I too like to play U2 in the OR, especially on a long case such as 360 macular rotation. However, I play music less and less, and if so, it is usually classical (with the exception of Jimi Hendrix for enucleations). I found that the OR staff and my assistant are too easily distracted if the music had any type of beat. This really hit home to me when several years ago, doing an exceptionally diffcult case in Saudi Arabia, I raised my head from the microscope, and upon looking around, saw everyone from the nursing staff to the anesthetist bopping their head to the beat, eyes staring blankly... I felt as though I was in some kind of a Rave hall. That was the day the music died for me in the OR....While in Surgery, Do You Prefer Abba or Verdi? - New York Times: "'You're basically sending a message to the people around you that it's a cool place to be,' he said. 'I found I get a lot done when I have U2 in the background,' he said. He does take care to lower the volume when the patient enters the room, and he sometimes asks for requests."
3 comments:
Like most things, balance is important. For me, I don't really like to operate in silence.
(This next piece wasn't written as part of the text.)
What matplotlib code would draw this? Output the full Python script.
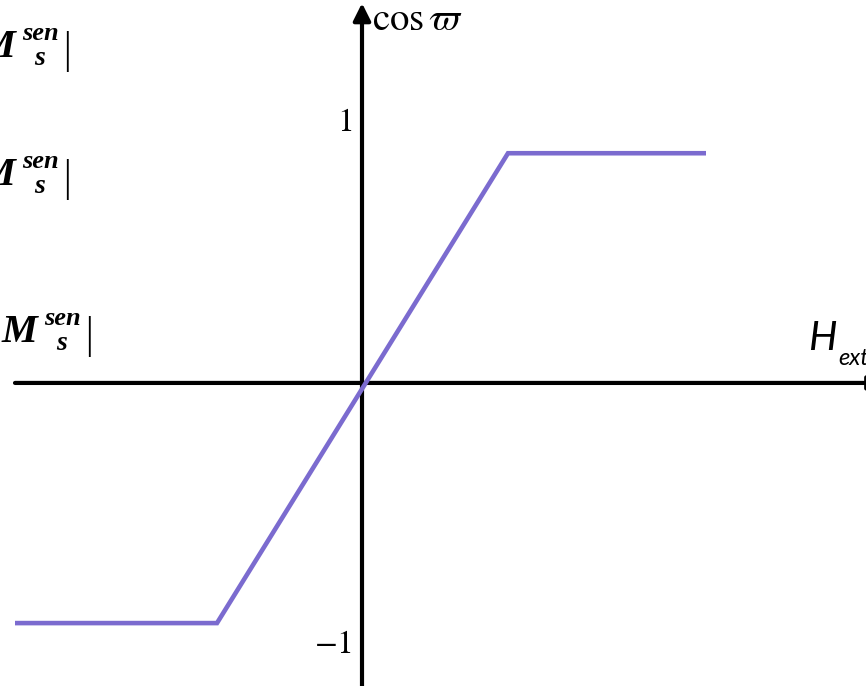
import matplotlib
matplotlib.use("Agg")
import matplotlib.pyplot as plt

plt.rcParams["mathtext.fontset"] = "stix"

# Magnetisation response: cos(varpi) versus external field H_ext
h_ext = [-3.47, -1.45, 1.46, 3.44]
cos_w = [-0.92, -0.92, 0.88, 0.88]
y_ticks = [1, -1]
y_tick_labels = [r"$1$", r"$-1$"]

W, H = 866, 686
fig = plt.figure(figsize=(W / 100, H / 100), dpi=100)
ax = fig.add_axes([0, 0, 1, 1])
ax.set_xlim(-3.62, 5.04)
ax.set_ylim(-1.161, 1.467)
ax.axis("off")

# coordinate axes with arrow heads
ax.annotate("", xy=(0, 1.455), xytext=(0, -1.17), annotation_clip=False,
            arrowprops=dict(arrowstyle="-|>", lw=3.0, color="black",
                            mutation_scale=26, shrinkA=0, shrinkB=0))
ax.annotate("", xy=(5.2, 0), xytext=(-3.47, 0), annotation_clip=False,
            arrowprops=dict(arrowstyle="-|>", lw=3.0, color="black",
                            mutation_scale=20, shrinkA=0, shrinkB=0))

# response curve
ax.plot(h_ext, cos_w, color="#7B6BCF", lw=3.3, solid_capstyle="butt",
        solid_joinstyle="miter", zorder=3)

# y tick labels
for v, lab in zip(y_ticks, y_tick_labels):
    ax.text(-0.10, v, lab, ha="right", va="center", fontsize=24)

# axis titles
ax.text(0.10, 1.395, r"$\mathrm{cos}\,\varpi$", ha="left", va="center", fontsize=28)
ax.text(4.46, 0.128, "H", ha="left", va="baseline", fontsize=29,
        family="Lato", style="italic")
ax.text(4.76, 0.07, "ext", ha="left", va="baseline", fontsize=17,
        family="Lato", style="italic")


def px(x, y):
    return x / W, 1 - y / H


def mag_label(x0, base):
    kw = dict(transform=fig.transFigure, family="Liberation Serif",
              weight="bold", style="italic", va="baseline", ha="left")
    fig.text(*px(x0, base), "M", fontsize=29, **kw)
    fig.text(*px(x0 + 42, base - 17), "sen", fontsize=19, **kw)
    fig.text(*px(x0 + 54, base + 8), "s", fontsize=20, **kw)
    fig.text(*px(x0 + 80, base + 5), "|", fontsize=29,
             transform=fig.transFigure, family="DejaVu Sans",
             va="baseline", ha="left", weight="light")


mag_label(-20, 57)
mag_label(-20, 185)
mag_label(2, 342)

fig.savefig("out.png", dpi=100)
My team knows that glam-rock bands with singers that sound like cats being stepped on are bad for the eye, but otherwise just about everything goes.
"Music to enucleate by"--I'll have to think about that one--maybe Shostakovitch's 8th symphony--or maybe Hendrix...
S.A.
I just listened to a snippet of Shostakovich's 8th in Cminor--I could enucleate to that as well (and perhaps with a bit more elegance?!)